The Discovery Stage of an Agile project is very important. Gaia believes that good design comes from listening to what people both want and need. Then understanding how they will use the resulting system.  Often, when we design, this means starting at the end result and working backwards.  We call this process information breakdown.  The first question we always ask ourselves is what do we, Gaia, need to build, in order to provide our client’s users with the results that they are looking for when they use the system?

As well as discussing project needs with senior stakeholders we also need to talk with the end users, after all they are the people who use the current system on a day to day basis.  User input is vital to ensure a viable system that is quickly understood, appreciated and utilised. We hold a series of workshops where we ask a structured set of questions as part of an information gathering exercise. This is how we produce our User Stories. We may also hold a series of analysis exercises to understand what happens in practice, so that a full picture of existing activities is gained.

Product Vision

This is a definition of how the produce will function, who will use it, what benefits it will bring to the organisation and how it will be used.
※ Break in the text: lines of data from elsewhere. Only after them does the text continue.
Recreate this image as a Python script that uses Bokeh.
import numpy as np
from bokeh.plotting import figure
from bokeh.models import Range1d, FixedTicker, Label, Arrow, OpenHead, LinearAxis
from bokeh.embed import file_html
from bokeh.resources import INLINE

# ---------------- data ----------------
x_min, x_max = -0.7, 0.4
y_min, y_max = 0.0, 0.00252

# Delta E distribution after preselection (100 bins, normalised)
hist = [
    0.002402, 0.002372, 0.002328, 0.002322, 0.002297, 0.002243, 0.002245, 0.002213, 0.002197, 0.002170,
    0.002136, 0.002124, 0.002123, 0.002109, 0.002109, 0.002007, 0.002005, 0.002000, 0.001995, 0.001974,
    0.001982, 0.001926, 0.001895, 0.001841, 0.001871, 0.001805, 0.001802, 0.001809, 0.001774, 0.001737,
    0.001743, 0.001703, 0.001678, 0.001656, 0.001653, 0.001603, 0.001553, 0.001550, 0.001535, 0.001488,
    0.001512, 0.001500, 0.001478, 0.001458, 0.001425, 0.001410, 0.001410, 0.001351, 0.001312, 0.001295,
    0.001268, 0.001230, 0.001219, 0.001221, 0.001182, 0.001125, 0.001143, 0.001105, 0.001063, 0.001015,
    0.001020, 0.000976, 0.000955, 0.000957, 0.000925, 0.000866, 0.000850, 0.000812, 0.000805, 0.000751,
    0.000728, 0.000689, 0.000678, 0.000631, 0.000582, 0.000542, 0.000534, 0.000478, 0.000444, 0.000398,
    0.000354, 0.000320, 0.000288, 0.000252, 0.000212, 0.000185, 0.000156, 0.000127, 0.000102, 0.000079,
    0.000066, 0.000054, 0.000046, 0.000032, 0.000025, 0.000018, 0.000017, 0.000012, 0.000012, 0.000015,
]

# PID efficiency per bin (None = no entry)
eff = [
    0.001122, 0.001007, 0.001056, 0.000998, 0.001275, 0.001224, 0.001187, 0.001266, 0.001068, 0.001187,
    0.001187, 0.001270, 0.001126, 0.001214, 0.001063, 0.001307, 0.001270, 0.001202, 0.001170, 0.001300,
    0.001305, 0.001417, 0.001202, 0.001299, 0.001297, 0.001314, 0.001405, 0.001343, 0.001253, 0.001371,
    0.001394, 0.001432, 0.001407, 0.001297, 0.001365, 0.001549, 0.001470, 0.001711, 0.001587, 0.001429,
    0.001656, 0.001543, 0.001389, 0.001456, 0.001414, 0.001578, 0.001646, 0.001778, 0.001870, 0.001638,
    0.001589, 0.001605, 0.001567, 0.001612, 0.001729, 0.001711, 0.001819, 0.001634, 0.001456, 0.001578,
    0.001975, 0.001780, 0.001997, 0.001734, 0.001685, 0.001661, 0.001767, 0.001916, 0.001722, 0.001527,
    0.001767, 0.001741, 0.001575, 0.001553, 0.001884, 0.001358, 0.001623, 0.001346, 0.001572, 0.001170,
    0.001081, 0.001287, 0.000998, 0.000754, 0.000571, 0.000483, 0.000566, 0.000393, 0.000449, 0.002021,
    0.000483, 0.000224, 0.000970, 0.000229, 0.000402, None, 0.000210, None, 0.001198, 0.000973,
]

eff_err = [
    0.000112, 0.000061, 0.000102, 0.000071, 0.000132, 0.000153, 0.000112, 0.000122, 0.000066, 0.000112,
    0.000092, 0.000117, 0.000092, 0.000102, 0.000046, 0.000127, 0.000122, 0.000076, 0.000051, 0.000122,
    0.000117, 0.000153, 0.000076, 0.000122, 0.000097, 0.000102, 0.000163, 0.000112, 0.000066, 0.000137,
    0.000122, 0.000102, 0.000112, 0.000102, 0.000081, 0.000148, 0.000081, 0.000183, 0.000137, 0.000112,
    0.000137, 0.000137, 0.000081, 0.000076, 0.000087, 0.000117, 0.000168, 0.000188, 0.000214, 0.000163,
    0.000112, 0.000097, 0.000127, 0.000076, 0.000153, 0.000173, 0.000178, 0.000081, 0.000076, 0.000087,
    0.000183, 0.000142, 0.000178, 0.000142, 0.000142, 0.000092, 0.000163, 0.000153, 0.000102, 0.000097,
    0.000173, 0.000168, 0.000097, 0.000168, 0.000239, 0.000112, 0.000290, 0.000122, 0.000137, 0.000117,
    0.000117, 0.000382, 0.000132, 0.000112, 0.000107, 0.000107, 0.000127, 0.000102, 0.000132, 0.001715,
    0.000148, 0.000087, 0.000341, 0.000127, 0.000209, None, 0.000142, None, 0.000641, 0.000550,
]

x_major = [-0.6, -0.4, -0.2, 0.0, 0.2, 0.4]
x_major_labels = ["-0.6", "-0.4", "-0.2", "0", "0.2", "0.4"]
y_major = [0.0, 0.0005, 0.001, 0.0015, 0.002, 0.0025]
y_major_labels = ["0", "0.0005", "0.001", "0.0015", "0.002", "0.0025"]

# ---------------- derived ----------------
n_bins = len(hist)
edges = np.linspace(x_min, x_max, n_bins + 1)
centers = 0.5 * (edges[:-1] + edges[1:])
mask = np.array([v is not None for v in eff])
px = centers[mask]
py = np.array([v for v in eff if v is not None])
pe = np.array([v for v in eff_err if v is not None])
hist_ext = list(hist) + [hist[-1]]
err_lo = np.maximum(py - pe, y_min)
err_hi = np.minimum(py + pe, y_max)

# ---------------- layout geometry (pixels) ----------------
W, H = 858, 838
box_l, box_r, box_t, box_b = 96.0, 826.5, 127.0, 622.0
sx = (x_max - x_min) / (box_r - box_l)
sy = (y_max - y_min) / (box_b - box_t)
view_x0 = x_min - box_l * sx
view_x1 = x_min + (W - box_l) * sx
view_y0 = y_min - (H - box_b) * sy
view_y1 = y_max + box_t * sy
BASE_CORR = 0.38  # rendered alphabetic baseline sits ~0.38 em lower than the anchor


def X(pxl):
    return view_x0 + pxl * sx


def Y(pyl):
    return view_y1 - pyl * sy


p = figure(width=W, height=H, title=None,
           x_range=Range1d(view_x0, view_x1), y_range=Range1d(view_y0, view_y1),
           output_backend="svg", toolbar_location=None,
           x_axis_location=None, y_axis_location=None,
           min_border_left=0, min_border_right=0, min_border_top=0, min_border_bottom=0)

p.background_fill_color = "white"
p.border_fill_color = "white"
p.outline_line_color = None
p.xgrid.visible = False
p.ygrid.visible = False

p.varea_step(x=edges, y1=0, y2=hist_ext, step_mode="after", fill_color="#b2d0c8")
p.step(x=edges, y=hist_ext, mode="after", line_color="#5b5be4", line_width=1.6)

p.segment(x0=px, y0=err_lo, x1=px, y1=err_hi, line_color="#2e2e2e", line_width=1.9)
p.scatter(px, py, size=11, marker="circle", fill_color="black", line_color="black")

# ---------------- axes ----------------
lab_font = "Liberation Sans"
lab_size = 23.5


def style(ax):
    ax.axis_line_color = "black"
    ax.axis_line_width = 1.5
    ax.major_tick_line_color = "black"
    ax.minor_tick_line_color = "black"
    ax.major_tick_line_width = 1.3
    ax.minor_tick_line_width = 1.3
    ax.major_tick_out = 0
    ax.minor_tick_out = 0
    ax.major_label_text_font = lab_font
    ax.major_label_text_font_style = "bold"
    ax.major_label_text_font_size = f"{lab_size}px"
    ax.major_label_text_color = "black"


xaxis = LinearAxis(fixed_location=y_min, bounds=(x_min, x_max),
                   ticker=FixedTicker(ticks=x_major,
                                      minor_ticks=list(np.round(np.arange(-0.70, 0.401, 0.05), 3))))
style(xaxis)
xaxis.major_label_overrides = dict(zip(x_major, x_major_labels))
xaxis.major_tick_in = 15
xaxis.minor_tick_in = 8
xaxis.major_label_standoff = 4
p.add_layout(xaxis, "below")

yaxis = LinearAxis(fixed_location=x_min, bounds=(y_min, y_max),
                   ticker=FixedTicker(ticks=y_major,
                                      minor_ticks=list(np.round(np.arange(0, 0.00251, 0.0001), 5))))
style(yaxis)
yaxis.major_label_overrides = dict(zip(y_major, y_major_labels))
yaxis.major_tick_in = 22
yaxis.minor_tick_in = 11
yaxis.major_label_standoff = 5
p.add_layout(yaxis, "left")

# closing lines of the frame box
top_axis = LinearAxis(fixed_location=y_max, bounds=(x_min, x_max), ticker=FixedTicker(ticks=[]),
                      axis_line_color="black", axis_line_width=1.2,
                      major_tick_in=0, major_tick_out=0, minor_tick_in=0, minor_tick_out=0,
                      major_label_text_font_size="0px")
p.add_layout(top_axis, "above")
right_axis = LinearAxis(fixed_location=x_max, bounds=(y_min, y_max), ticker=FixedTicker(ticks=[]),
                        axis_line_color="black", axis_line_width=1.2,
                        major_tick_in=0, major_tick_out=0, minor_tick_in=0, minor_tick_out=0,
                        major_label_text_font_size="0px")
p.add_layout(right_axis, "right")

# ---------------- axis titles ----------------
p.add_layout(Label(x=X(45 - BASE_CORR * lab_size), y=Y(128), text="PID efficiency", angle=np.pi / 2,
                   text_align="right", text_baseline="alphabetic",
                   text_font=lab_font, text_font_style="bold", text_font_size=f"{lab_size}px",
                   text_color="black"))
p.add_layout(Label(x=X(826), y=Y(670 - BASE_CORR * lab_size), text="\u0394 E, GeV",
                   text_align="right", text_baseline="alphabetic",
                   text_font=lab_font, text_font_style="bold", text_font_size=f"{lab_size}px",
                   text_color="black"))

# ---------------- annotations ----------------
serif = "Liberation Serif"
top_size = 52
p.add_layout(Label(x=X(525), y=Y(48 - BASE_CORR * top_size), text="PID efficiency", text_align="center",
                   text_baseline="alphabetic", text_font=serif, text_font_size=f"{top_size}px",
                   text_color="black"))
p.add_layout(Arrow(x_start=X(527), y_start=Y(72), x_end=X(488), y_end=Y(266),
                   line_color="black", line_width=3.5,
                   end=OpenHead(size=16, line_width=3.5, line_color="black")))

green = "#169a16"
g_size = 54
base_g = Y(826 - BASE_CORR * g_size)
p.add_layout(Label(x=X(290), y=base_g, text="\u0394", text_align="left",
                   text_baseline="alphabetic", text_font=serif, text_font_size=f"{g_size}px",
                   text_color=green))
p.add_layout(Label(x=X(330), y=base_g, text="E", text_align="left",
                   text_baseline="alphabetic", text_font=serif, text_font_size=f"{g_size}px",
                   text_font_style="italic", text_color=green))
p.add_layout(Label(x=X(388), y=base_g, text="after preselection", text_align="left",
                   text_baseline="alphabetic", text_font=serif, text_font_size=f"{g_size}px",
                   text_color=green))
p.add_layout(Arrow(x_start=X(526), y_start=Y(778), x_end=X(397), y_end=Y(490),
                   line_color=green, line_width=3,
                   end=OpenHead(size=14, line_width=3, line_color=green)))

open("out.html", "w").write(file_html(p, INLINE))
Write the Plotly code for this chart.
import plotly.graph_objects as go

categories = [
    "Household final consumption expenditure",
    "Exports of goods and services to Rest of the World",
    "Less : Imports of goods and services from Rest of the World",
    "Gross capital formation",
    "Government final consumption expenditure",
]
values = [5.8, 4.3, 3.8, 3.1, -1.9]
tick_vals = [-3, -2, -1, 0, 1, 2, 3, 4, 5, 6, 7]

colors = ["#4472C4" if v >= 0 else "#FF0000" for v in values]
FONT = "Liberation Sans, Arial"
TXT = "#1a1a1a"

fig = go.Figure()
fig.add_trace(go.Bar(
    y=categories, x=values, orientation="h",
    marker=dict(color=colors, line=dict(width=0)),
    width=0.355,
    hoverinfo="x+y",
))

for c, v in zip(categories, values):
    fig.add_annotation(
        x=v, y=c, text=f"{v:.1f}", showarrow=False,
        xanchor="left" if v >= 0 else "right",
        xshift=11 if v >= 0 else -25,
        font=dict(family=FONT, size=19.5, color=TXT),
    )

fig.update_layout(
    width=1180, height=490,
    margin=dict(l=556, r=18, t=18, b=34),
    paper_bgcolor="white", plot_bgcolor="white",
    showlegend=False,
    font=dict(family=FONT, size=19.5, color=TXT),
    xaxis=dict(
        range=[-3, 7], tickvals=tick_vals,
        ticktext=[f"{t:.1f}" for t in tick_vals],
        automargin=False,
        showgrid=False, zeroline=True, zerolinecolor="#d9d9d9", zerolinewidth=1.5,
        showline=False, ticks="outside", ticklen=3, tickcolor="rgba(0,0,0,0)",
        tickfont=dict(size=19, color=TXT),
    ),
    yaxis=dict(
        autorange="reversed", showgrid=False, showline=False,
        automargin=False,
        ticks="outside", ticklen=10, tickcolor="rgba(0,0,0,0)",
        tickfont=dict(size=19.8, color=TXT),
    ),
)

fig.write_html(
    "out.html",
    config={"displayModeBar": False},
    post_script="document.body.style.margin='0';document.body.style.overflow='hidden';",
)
To ascertain this information we hold workshops with our client’s end users, asking them questions such as “What do you want to do with this system?”  “What do you want it to look like when you use it?” “How will it support you’re your organisation wants to do?” “Show us how you want this to behave?”  We call this the Product Vision.

Product Road Map

This is, as the name suggests, a high level view of how the products will look all put together, with loose time frames of when they might be released for testing.

Our Product Owner will produce the Product Roadmap, with input from all stakeholders.  This identifies the major releases with goals or benefits, and will help to inform the prioritisation of the product backlog on the next major release or product version. The product roadmap also helps will budget planning, and supports portfolio management in coordinating release of related products.

Release Planning

This is is produced towards the end of the design stage and is a plan of when the products will be released into the live environment.  As well as connectivity issues, urgency and priorities are also taken into account. Each release will take into account the number of Sprints that will take place during the development stage. It is a working document that may be changes as the design phase progresses. Gaia typically use burndown charts to track progress from sprint to sprint and to measure velocity where scope is relatively fixed, and burnup charts where there is flexibility in scope.